Personal Writing: We will be doing personal writing in this class as we explore ourselves and each other. Do not write anything that you are not comfortable sharing with this class and outside of this class. The writing that we do here is for everyone in the class. If you have any questions about whether something is suitable, please discuss it with me or your class mates.
Plagiarism: Knowingly submitting the work of others as your own is considered plagiarism. Proper MLA citation is required for any and all sources used in the course. If you have any questions or need help with citation please see me. If you plagiarize, the least that will happen is you fail this course.
Electronic Devices: Electronic devices are not permitted during class time, unless specifically cleared by me. Please silence or turn off your electronics and phones. If you require special accommodation, please see the contact the Disabled Student Services office at (909) 389-3325. There is no texting, social media, or email during class.
Late Work and Make-up Work: All assignments are due at the start of class on the designated dates. It is your responsibility to have assignments submitted on time. In-class assignments and essays cannot be made up. Please contact me directly if you have any questions or need special accommodations. Make-up work will only be accepted in case of emergency or a case by case basis. Do not wait until the next class session to ask about make-up work. Contact me before it is late.

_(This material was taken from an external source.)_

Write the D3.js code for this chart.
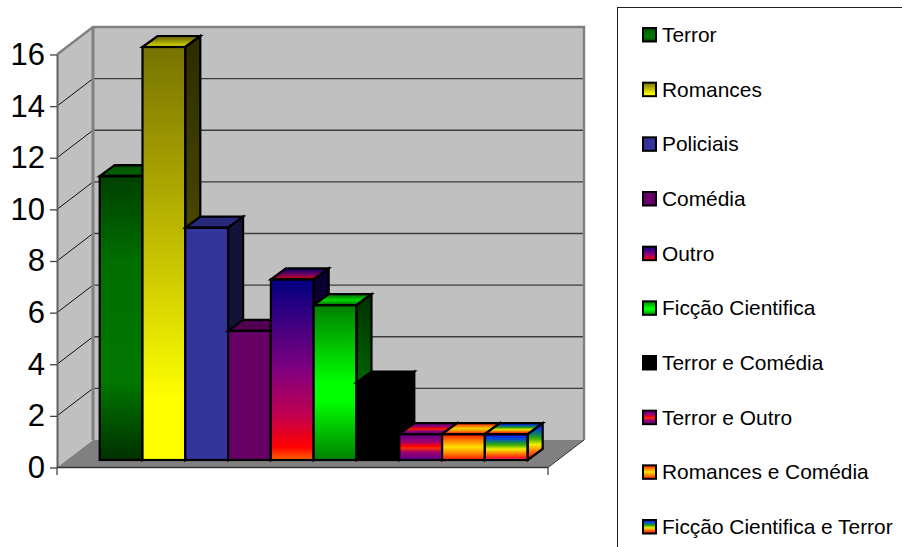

Revision: If you are not happy with a grade you receive on an assignment, you may revise the essay with the original attached and a one-page reflection on the revision process, within one week of receiving the grade.
ADA Compliance: If you are unable to participate fully in this class due to a disability that qualifies under the Americans with Disabilities Act, you should contact the Disabled Student Services office at (909) 389-3325.
Disclaimer: The best way to grow as a writer is to study other writers’ work, so I may use your writing as a model/sample in our class or for future classes. This is a great way for you to contribute to the growth and learning of your peers here at Crafton Hills College and beyond. Do not be embarrassed, we are all here learning from each other.